> Data supplied:
::::::

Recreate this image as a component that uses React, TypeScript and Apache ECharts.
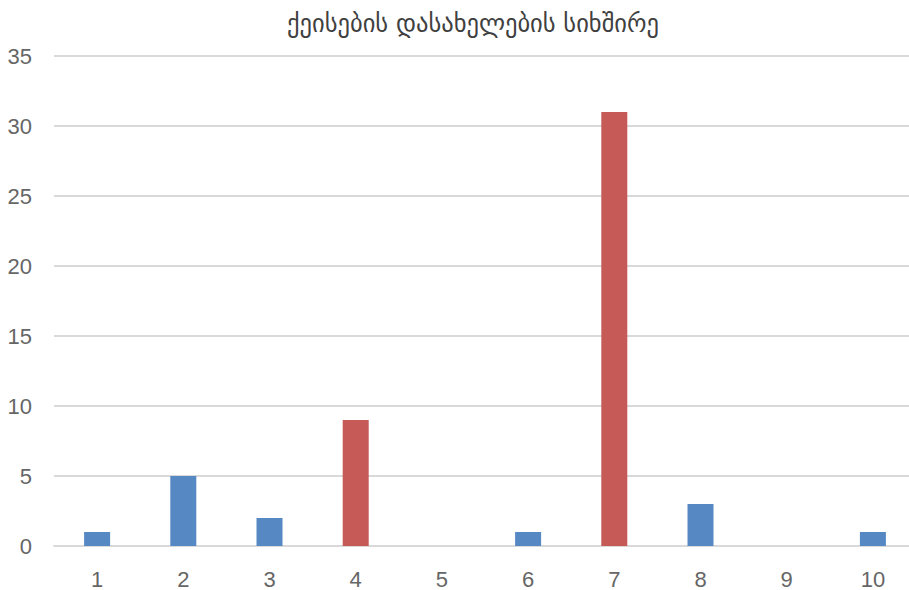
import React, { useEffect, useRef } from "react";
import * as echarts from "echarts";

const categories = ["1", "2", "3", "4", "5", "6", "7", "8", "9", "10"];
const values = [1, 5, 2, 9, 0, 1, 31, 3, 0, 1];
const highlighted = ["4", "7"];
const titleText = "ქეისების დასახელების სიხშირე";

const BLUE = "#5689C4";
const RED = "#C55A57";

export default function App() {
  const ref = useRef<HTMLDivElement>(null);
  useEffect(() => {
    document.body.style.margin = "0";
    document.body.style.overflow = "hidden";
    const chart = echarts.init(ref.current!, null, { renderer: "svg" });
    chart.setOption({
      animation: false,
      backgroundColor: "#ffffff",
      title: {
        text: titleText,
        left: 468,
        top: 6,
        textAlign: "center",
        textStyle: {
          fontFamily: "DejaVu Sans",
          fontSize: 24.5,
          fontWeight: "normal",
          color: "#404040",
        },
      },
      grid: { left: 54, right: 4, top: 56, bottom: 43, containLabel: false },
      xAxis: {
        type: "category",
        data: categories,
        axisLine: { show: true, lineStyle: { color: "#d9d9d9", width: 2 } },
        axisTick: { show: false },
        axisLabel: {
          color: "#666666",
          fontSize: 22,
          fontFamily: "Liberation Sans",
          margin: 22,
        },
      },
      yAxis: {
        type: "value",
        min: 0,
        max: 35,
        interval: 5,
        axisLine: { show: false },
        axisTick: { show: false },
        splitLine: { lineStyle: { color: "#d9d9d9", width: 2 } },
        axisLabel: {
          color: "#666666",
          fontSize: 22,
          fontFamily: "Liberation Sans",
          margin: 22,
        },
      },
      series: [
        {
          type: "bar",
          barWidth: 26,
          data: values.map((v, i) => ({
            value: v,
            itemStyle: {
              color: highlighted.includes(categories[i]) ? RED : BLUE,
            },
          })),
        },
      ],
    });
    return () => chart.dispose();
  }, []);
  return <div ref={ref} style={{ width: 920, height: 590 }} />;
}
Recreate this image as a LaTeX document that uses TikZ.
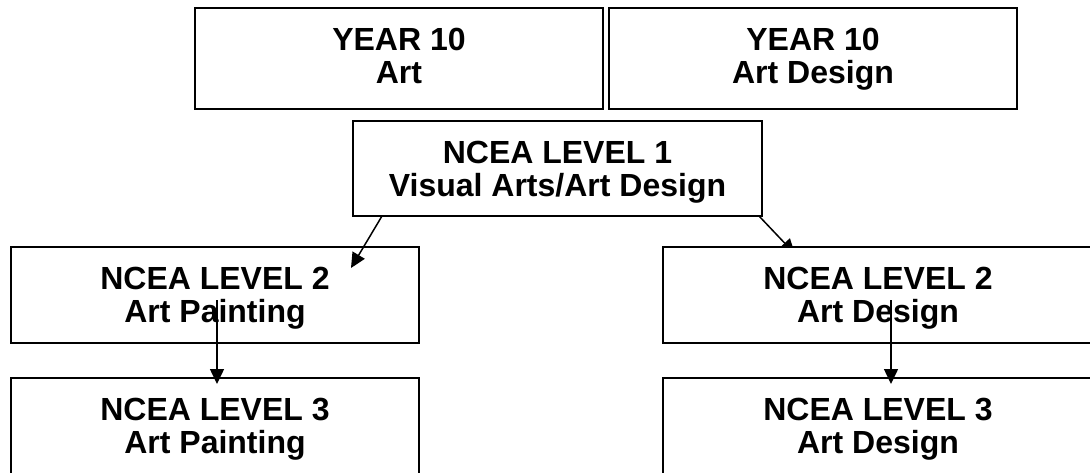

::::::

> Aim: Extract every line of the data exactly; pictures stay out.

> Final result:
Recreate this image as a component that uses React, TypeScript and Apache ECharts.
import React, { useEffect, useRef } from "react";
import * as echarts from "echarts";

const categories = ["1", "2", "3", "4", "5", "6", "7", "8", "9", "10"];
const values = [1, 5, 2, 9, 0, 1, 31, 3, 0, 1];
const highlighted = ["4", "7"];
const titleText = "ქეისების დასახელების სიხშირე";

const BLUE = "#5689C4";
const RED = "#C55A57";

export default function App() {
  const ref = useRef<HTMLDivElement>(null);
  useEffect(() => {
    document.body.style.margin = "0";
    document.body.style.overflow = "hidden";
    const chart = echarts.init(ref.current!, null, { renderer: "svg" });
    chart.setOption({
      animation: false,
      backgroundColor: "#ffffff",
      title: {
        text: titleText,
        left: 468,
        top: 6,
        textAlign: "center",
        textStyle: {
          fontFamily: "DejaVu Sans",
          fontSize: 24.5,
          fontWeight: "normal",
          color: "#404040",
        },
      },
      grid: { left: 54, right: 4, top: 56, bottom: 43, containLabel: false },
      xAxis: {
        type: "category",
        data: categories,
        axisLine: { show: true, lineStyle: { color: "#d9d9d9", width: 2 } },
        axisTick: { show: false },
        axisLabel: {
          color: "#666666",
          fontSize: 22,
          fontFamily: "Liberation Sans",
          margin: 22,
        },
      },
      yAxis: {
        type: "value",
        min: 0,
        max: 35,
        interval: 5,
        axisLine: { show: false },
        axisTick: { show: false },
        splitLine: { lineStyle: { color: "#d9d9d9", width: 2 } },
        axisLabel: {
          color: "#666666",
          fontSize: 22,
          fontFamily: "Liberation Sans",
          margin: 22,
        },
      },
      series: [
        {
          type: "bar",
          barWidth: 26,
          data: values.map((v, i) => ({
            value: v,
            itemStyle: {
              color: highlighted.includes(categories[i]) ? RED : BLUE,
            },
          })),
        },
      ],
    });
    return () => chart.dispose();
  }, []);
  return <div ref={ref} style={{ width: 920, height: 590 }} />;
}
Recreate this image as a LaTeX document that uses TikZ.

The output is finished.